Friday, September 7, 2007

3:10 to Yuma


Bad Men, Good Movie

The Western has been out of vogue lately. Ever since Clint Eastwood made Unforgiven (1992), it seemed to be the final chapter on this once-popular genre. While I’m not a huge fan of stories like this, I’m glad when well made ones come along. 3:10 to Yuma is one of these good ones, a slow-brewing tale of desperation, loyalty, and murder. It’s worth seeking out in this typically dismal month of September.

Outlaw Ben Wade (Russell Crowe) has just committed his twenty-second robbery against the Southern Pacific Railroad, killing everyone who stands in his way. While taking his time with a pretty girl, he is apprehended with the help of local rancher Dan Evans (Christian Bale). He needs money fast to save his parched land, and agrees to help transport the deadly Wade to Yuma, Arizona to catch the train that will take him to prison and a hangman’s noose. With Wade’s gang pursuing, the motley crew of locals will need all the help they can get to meet their deadline.

One thing I really liked about this movie is the slow, simmering plot.
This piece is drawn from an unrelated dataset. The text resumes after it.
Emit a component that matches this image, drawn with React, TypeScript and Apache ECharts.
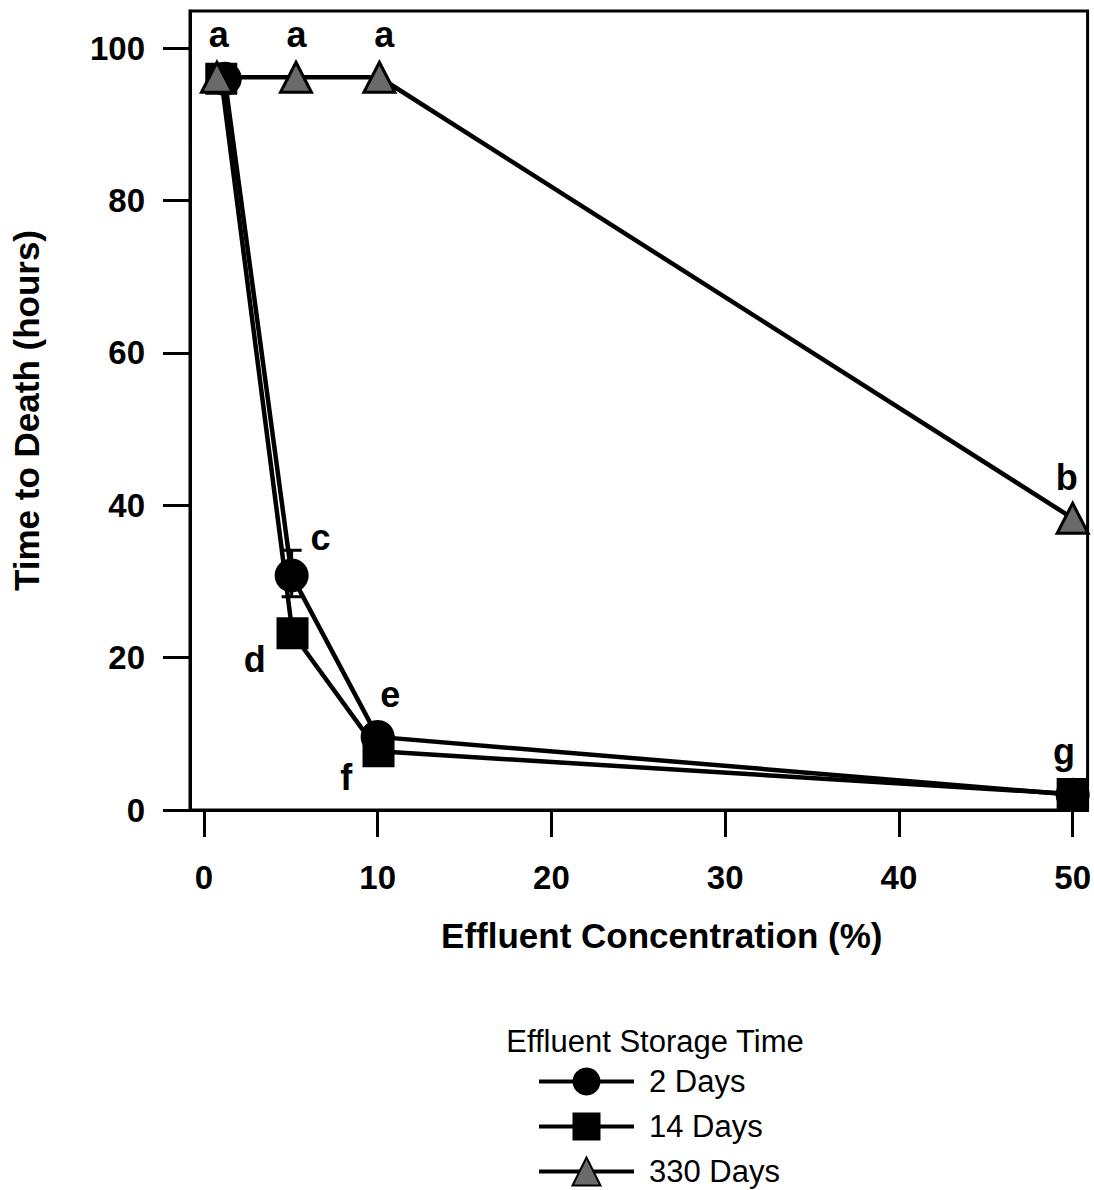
import React, { useEffect, useRef } from "react";
import * as echarts from "echarts";

// Effluent concentration (%) and time to death (hours) for each storage time
const conc2 = [1.2, 5.05, 10, 50];
const hours2 = [96, 30.8, 9.6, 2.0];
const conc14 = [1.0, 5.1, 10.05, 50];
const hours14 = [96, 23.2, 7.7, 2.1];
const conc330 = [0.75, 5.3, 10.1, 50];
const hours330 = [96.2, 96.2, 96.2, 38.3];

// error bar (2 days at 5%)
const errX = [5.05];
const errLow = [28.0];
const errHigh = [34.1];

// significance letters
const letterText = ["a", "a", "a", "b", "c", "d", "e", "f", "g"];
const letterX = [0.86, 5.33, 10.38, 49.66, 6.71, 2.92, 10.72, 8.2, 49.5];
const letterY = [101.8, 101.8, 101.8, 43.7, 35.8, 19.8, 15.1, 4.3, 7.7];

const xTicks = [0, 10, 20, 30, 40, 50];
const yTicks = [0, 20, 40, 60, 80, 100];
const legendNames = ["2 Days", "14 Days", "330 Days"];

const FONT = '"Liberation Sans", Arial, Helvetica, sans-serif';

function zip(xs: number[], ys: number[]) {
  return xs.map((x, i) => [x, ys[i]]);
}

export default function App() {
  const ref = useRef<HTMLDivElement>(null);
  useEffect(() => {
    if (!ref.current) return;
    const chart = echarts.init(ref.current, null, { renderer: "svg" });
    const option: any = {
      animation: false,
      backgroundColor: "#fff",
      grid: {
        left: 190,
        top: 11,
        width: 901,
        height: 799,
        show: true,
        borderColor: "#000",
        borderWidth: 3,
        backgroundColor: "transparent",
      },
      xAxis: {
        type: "value",
        min: -0.8,
        max: 50.86,
        splitLine: { show: false },
        axisLine: { show: true, onZero: false, lineStyle: { color: "#000", width: 3 } },
        axisTick: { show: true, inside: false, length: 27, lineStyle: { color: "#000", width: 3 }, customValues: xTicks },
        axisLabel: { customValues: xTicks, margin: 51, fontSize: 33, fontWeight: "bold", color: "#000", fontFamily: FONT },
        name: "Effluent Concentration (%)",
        nameLocation: "middle",
        nameGap: 108,
        nameTextStyle: { fontSize: 35, fontWeight: "bold", color: "#000", fontFamily: FONT, padding: [0, 0, 0, 46] },
      },
      yAxis: {
        type: "value",
        min: 0,
        max: 104.9,
        splitLine: { show: false },
        axisLine: { show: true, onZero: false, lineStyle: { color: "#000", width: 3 } },
        axisTick: { show: true, inside: false, length: 27, lineStyle: { color: "#000", width: 3 }, customValues: yTicks },
        axisLabel: { customValues: yTicks, margin: 45, fontSize: 33, fontWeight: "bold", color: "#000", fontFamily: FONT },
        name: "Time to Death (hours)",
        nameLocation: "middle",
        nameGap: 146,
        nameTextStyle: { fontSize: 35, fontWeight: "bold", color: "#000", fontFamily: FONT },
      },
      legend: {
        data: legendNames,
        orient: "vertical",
        left: 537,
        top: 1066,
        padding: 0,
        itemWidth: 95,
        itemHeight: 35,
        itemGap: 14,
        lineStyle: { width: 4, color: "#000" },
        textStyle: { fontSize: 31, color: "#000", fontFamily: FONT, padding: [0, 0, 0, 10] },
      },
      graphic: [
        {
          type: "text",
          x: 655,
          y: 1041,
          style: {
            text: "Effluent Storage Time",
            fontSize: 31,
            fontFamily: FONT,
            fill: "#000",
            textAlign: "center",
            textVerticalAlign: "middle",
          },
        },
      ],
      series: [
        {
          type: "custom",
          name: "errorbar",
          silent: true,
          z: 1,
          data: errX.map((x, i) => [x, errLow[i], errHigh[i]]),
          renderItem: (params: any, api: any) => {
            const x = api.value(0);
            const lo = api.coord([x, api.value(1)]);
            const hi = api.coord([x, api.value(2)]);
            const hw = 10;
            const st = { stroke: "#000", lineWidth: 3 };
            return {
              type: "group",
              children: [
                { type: "line", shape: { x1: lo[0], y1: lo[1], x2: hi[0], y2: hi[1] }, style: st },
                { type: "line", shape: { x1: lo[0] - hw, y1: lo[1], x2: lo[0] + hw, y2: lo[1] }, style: st },
                { type: "line", shape: { x1: hi[0] - hw, y1: hi[1], x2: hi[0] + hw, y2: hi[1] }, style: st },
              ],
            };
          },
        },
        {
          name: "14 Days",
          type: "line",
          data: zip(conc14, hours14),
          symbol: "rect",
          symbolSize: 32,
          lineStyle: { color: "#000", width: 4.5 },
          itemStyle: { color: "#000" },
          z: 2,
        },
        {
          name: "2 Days",
          type: "line",
          data: zip(conc2, hours2),
          symbol: "circle",
          symbolSize: 34,
          lineStyle: { color: "#000", width: 4.5 },
          itemStyle: { color: "#000" },
          z: 3,
        },
        {
          name: "330 Days",
          type: "line",
          data: zip(conc330, hours330),
          symbol: "triangle",
          symbolSize: [31, 30],
          lineStyle: { color: "#000", width: 4.5 },
          itemStyle: { color: "#6a6a6a", borderColor: "#000", borderWidth: 3 },
          z: 4,
        },
        {
          type: "scatter",
          name: "letters",
          silent: true,
          symbolSize: 0,
          z: 5,
          itemStyle: { opacity: 1, color: "#000" },
          data: letterText.map((t, i) => ({ name: t, value: [letterX[i], letterY[i]] })),
          label: {
            show: true,
            position: "inside",
            formatter: "{b}",
            fontSize: 36,
            fontWeight: "bold",
            color: "#000",
            opacity: 1,
            fontFamily: FONT,
          },
        },
      ],
    };
    chart.setOption(option);
    return () => chart.dispose();
  }, []);
  return (
    <div
      ref={ref}
      style={{ position: "absolute", left: 0, top: 0, width: 1094, height: 1190 }}
    />
  );
}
Nothing feels rushed here, but plays out at the perfect pace. This allows us to get to know these people, and worry about their outcomes. There is action to be sure, but it feels at the service of the story, and not the other way around. This generates real tension, as these outgunned men creep toward their destination with death right on their heels.

The casting is perfect. Crowe (A Good Year) is suitably oily and charismatic, but he’s also likable. Still a killer, he has sympathy for Evans in his dire circumstance. Bale (The Prestige) is just as good, and as he often does, completely disappears into this rancher who just wants to save his family and their livelihood. He’s gaunt and leathery, and says more with his intense look than any dialogue. I also liked Logan Lerman (Hoot) as Evans’ son (who looks a lot like a young Christian Slater), William. The arc of their relationship is an important part of the story, and they go well together.

In fact, this is really a movie about the different relations these men have with each other. Wade grows to respect Evans, but doesn’t understand his lifestyle choice. Evans seems to distantly admire Wade, but can’t agree with his methods. Father and son are at odds, then bond. Wade enjoys his gang (who see him as some sort of god) and what they bring him, but secretly hates them all. It’s these levels that elevate what could be just another western to something far more interesting.

Oddly, where the movie seems to stumble is in the action sequences. They aren’t nearly as involving or inventive as the rest of the material. They just seem to be there because that’s what the genre requires. Due the strength of everything else, this doesn’t wreck the film, but is a curiosity nevertheless.

3:10 to Yuma is an immersive and compelling piece that plays more like period drama than shoot-em-up western. It has more depth than your typical movie of its kind, and with the exception of the action, is very satisfying.